Sem abrir números, a empresa sediada em Estação (RS) ainda espera um crescimento no faturamento em relação a 2024. No entanto, destaca que, embora a receita cresça, a rentabilidade está mais desafiadora. “Os custos de produção aumentam de 10% a 15% por ano”, afirma
Segundo o empresário, a expectativa de aumento de receita deve-se, especialmente, às vendas para o Centro-Oeste, em especial para segmentos de cana-de-açúcar, área florestal e combate a incêndios. “Nossos equipamentos são de valores menores do que grandes máquinas, transitam de R$ 50 mil a R$ 400 mil, então é mais fácil para o produtor financiar. Mas, para grandes máquinas, haverá mais dificuldades”, destaca.
Hugo Mário Boff, sócio-administrador da Mepel, espera um crescimento no faturamento em 2025
Marcelo Beledeli/Globo Rural
Para a Valtra, o produtor deve adotar uma postura mais cautelosa diante do cenário econômico atual e as incertezas climáticas. Ainda assim, os números mais recentes da Associação Brasileira da Indústria de Máquinas e Equipamentos (ABIMAQ) mostram que as vendas internas de tratores, segmento onde a marca atua, mantêm um desempenho positivo.
“No mês de julho as vendas internas de tratores e colheitadeiras tiveram um crescimento de 19,3% em relação ao mesmo período de 2024. Só os tratores acumulam alta de quase 20% nas vendas internas no comparativo anual. Esse desempenho reforça nosso otimismo, sempre cauteloso, para o fechamento de 2025”, afirma Claudio Esteves, diretor de vendas da Valtra.

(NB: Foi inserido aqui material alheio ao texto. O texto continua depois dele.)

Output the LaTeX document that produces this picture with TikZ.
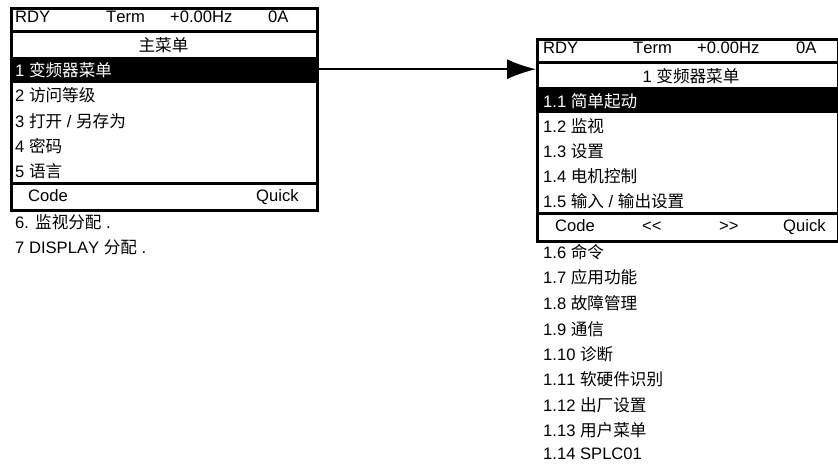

Breno Cavalcanti, diretor de Marketing da Massey Ferguson, espera que os negócios se restabeleçam no Rio Grande do Sul. Apesar das dificuldades, o estande da marca na Expointer estava bastante movimentado. “A gente tenta achar ferramentas para ajudar o produtor a fechar negócios. O consórcio, por exemplo, vai indo muito bem, devemos crescer 20% nesta modalidade em 2025”, destaca.
Segundo o executivo, nas feiras que a Massey esteve presente nos primeiros meses do ano havia um humor melhor do produtor. “Vemos um crescimento de tratores linha leve, mas mais dificuldades em produtos de cavalagens maiores, devido às baixas dos preços das commodities”, explicou.